#### [Given instruction]
Wherever the string "with" occurs in a line of these records, report that line.

#### [Records shown]
+ + +

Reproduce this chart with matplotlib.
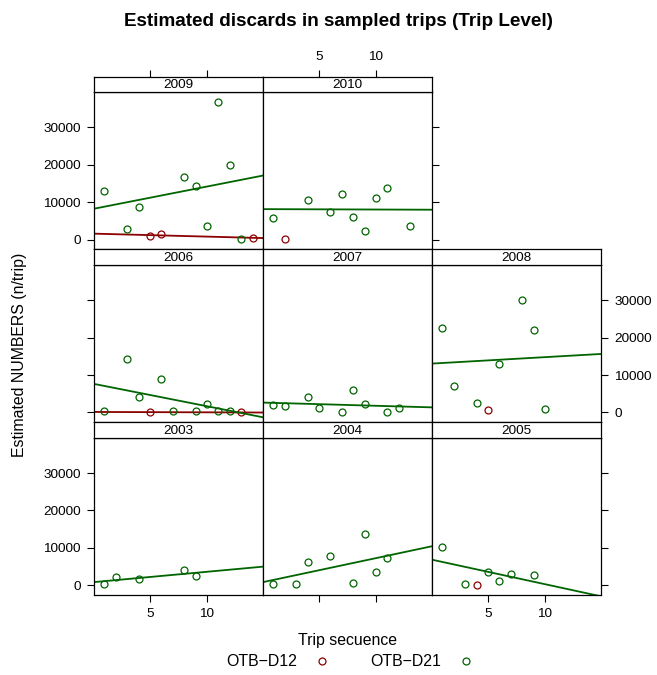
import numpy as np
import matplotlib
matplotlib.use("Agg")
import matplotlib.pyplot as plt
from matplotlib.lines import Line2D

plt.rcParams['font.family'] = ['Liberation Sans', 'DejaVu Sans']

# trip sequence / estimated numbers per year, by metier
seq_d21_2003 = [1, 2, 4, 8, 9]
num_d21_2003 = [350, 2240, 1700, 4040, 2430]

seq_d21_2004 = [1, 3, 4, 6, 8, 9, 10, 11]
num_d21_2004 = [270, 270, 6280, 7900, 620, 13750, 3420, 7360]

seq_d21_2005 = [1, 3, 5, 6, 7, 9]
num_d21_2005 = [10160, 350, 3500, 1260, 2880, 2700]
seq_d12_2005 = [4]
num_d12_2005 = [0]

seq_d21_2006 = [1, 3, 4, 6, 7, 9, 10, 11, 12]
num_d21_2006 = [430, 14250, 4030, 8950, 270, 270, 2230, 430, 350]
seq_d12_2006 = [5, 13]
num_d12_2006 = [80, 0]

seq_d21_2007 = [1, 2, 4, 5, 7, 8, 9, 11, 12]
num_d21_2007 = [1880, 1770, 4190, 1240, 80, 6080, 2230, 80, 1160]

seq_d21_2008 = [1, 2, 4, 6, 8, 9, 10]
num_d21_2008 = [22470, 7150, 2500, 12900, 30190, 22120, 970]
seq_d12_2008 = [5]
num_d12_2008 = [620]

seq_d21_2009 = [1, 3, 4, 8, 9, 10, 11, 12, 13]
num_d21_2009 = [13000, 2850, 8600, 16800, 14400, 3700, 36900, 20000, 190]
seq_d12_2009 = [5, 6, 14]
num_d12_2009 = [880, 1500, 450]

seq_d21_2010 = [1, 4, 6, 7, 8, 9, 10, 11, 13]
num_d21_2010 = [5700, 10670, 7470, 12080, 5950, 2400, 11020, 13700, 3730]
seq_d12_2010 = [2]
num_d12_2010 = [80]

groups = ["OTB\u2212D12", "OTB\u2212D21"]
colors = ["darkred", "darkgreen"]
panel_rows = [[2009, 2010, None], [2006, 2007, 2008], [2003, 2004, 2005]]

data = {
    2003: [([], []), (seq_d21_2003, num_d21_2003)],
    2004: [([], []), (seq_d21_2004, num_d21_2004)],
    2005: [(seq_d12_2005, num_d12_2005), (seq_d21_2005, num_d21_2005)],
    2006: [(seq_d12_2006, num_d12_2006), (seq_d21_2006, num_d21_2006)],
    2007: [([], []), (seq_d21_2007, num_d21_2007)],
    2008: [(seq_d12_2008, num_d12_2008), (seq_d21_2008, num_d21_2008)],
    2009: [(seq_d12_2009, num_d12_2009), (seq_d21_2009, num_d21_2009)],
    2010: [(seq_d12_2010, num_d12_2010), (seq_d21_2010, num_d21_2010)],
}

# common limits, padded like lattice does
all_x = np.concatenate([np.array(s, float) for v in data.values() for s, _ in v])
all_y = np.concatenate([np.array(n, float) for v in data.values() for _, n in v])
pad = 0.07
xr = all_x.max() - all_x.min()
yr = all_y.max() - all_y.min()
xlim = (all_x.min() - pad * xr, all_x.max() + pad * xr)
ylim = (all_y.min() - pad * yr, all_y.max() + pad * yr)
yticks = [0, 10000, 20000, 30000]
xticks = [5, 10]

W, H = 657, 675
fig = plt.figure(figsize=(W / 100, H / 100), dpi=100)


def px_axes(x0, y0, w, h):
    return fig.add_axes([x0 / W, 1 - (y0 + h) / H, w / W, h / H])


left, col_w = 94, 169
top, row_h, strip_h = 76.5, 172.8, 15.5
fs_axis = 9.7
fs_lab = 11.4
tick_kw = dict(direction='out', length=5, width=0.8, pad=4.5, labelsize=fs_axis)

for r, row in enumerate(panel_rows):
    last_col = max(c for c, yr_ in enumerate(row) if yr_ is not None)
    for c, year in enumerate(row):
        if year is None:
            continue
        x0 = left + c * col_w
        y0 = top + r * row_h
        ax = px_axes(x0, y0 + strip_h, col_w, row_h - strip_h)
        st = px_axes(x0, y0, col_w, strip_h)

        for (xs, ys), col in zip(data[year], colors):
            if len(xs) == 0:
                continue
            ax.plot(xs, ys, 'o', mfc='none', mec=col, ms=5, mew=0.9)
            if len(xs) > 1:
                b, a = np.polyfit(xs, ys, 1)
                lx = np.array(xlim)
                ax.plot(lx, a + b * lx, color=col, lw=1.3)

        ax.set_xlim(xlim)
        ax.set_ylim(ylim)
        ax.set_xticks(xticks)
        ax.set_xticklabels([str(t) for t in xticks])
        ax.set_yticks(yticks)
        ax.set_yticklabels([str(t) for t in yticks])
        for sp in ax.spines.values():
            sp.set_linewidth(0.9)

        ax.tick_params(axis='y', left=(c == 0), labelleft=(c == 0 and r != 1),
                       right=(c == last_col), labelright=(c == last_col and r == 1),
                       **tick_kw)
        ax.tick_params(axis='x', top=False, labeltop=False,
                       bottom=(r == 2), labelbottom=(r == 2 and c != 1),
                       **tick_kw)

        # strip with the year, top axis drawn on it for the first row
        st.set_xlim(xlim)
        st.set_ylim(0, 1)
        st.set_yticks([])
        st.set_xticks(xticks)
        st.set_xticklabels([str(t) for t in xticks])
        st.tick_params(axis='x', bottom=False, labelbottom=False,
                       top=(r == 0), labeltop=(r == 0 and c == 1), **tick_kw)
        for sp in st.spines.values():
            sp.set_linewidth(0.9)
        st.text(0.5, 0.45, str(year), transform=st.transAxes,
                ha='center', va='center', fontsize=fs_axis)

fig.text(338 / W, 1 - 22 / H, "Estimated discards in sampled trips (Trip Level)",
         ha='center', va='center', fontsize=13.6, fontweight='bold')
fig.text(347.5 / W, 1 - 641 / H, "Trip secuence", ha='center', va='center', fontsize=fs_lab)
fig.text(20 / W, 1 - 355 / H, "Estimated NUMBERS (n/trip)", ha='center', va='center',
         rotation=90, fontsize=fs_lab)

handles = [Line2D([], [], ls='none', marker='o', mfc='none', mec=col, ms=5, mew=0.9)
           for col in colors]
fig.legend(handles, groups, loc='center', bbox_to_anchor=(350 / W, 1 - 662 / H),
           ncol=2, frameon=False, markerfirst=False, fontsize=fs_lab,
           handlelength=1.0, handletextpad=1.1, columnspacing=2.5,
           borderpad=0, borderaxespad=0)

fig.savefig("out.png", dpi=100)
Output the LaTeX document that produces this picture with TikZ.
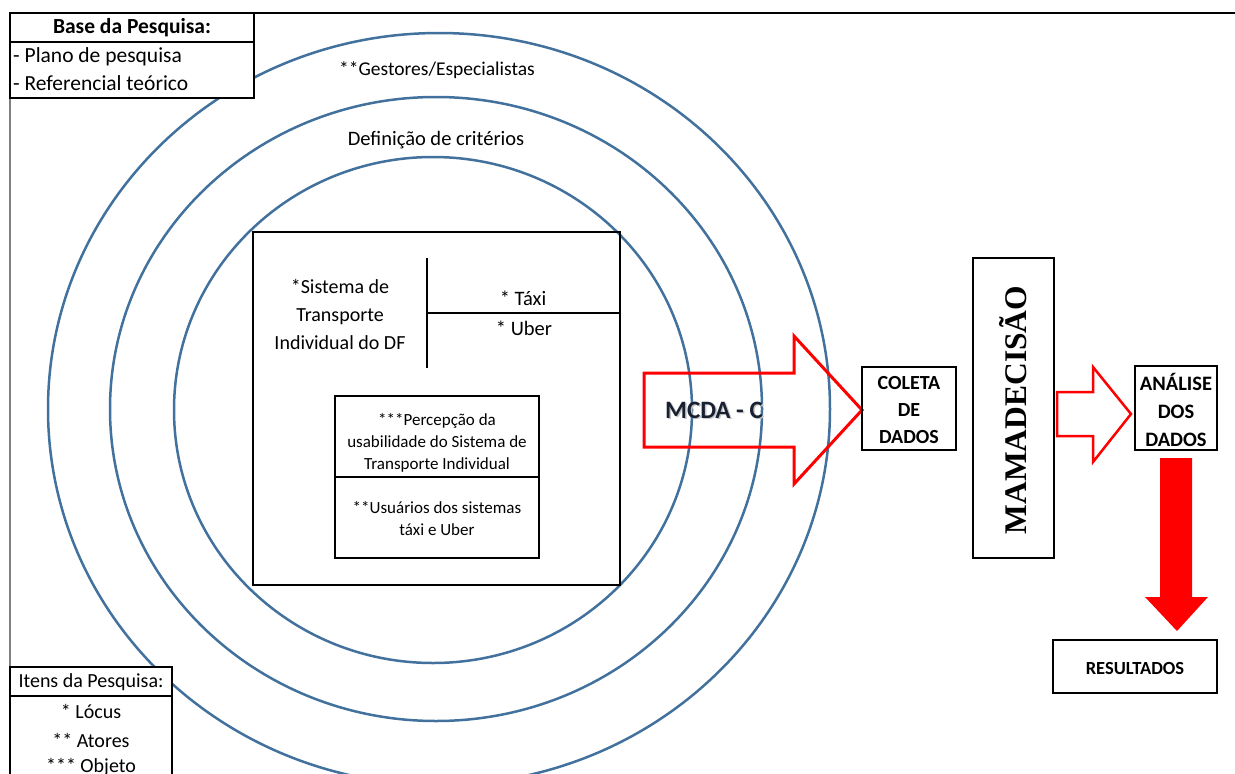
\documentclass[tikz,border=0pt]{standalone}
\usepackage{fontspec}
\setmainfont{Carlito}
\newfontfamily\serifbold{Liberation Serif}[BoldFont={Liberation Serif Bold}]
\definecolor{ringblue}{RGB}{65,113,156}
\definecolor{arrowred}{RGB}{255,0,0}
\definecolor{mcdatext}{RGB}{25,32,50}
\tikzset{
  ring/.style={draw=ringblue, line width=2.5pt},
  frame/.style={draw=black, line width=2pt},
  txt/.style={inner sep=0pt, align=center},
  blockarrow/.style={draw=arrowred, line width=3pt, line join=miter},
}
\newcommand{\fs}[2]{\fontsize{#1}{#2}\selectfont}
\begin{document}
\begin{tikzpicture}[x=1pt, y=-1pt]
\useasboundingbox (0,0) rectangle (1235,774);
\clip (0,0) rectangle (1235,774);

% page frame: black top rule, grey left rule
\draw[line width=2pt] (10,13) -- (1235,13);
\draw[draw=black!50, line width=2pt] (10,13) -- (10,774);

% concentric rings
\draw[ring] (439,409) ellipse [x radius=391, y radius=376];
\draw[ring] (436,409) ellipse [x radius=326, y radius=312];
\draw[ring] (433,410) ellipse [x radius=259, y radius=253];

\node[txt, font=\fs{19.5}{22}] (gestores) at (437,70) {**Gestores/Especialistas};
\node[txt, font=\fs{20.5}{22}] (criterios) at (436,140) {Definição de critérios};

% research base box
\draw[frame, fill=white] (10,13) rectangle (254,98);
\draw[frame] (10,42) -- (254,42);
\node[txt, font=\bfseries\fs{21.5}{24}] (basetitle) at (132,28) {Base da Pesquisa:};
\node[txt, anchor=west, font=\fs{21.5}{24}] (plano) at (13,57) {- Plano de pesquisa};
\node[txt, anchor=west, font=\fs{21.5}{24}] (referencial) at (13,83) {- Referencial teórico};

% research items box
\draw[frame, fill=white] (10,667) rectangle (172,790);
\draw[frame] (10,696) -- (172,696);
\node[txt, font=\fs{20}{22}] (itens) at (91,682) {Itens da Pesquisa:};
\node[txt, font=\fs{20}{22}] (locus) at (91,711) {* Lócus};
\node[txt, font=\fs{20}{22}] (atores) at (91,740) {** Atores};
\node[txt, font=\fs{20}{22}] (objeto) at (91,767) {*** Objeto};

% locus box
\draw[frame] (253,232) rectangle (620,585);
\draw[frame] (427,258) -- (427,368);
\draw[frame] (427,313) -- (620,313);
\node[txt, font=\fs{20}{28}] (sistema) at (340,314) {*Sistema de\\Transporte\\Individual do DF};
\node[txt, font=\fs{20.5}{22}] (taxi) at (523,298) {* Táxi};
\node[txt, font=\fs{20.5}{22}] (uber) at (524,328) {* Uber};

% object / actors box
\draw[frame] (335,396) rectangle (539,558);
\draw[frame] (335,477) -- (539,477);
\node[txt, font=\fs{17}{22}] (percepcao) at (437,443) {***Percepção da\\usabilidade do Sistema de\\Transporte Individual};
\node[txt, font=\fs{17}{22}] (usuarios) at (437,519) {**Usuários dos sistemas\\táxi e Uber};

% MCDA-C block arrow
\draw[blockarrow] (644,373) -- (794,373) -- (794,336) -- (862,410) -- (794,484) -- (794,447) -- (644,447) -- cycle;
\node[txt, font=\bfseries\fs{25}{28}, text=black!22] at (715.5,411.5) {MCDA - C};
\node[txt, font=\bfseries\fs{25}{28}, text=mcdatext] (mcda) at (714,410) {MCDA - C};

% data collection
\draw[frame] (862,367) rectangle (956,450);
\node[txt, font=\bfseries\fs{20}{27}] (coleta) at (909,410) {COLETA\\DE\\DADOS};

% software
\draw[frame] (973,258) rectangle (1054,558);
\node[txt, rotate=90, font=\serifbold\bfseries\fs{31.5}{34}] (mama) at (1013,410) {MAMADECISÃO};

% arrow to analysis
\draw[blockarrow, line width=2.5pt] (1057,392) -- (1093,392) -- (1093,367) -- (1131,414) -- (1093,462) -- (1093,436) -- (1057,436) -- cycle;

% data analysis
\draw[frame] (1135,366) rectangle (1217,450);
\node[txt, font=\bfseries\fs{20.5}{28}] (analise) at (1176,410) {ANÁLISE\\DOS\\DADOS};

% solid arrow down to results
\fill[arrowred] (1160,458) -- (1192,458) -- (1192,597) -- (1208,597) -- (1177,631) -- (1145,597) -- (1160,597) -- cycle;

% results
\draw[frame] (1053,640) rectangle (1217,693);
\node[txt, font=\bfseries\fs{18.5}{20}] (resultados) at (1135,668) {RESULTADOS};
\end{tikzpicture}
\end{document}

+ + +

#### [Worked answer]
Reproduce this chart with matplotlib.
        # strip with the year, top axis drawn on it for the first row
Output the LaTeX document that produces this picture with TikZ.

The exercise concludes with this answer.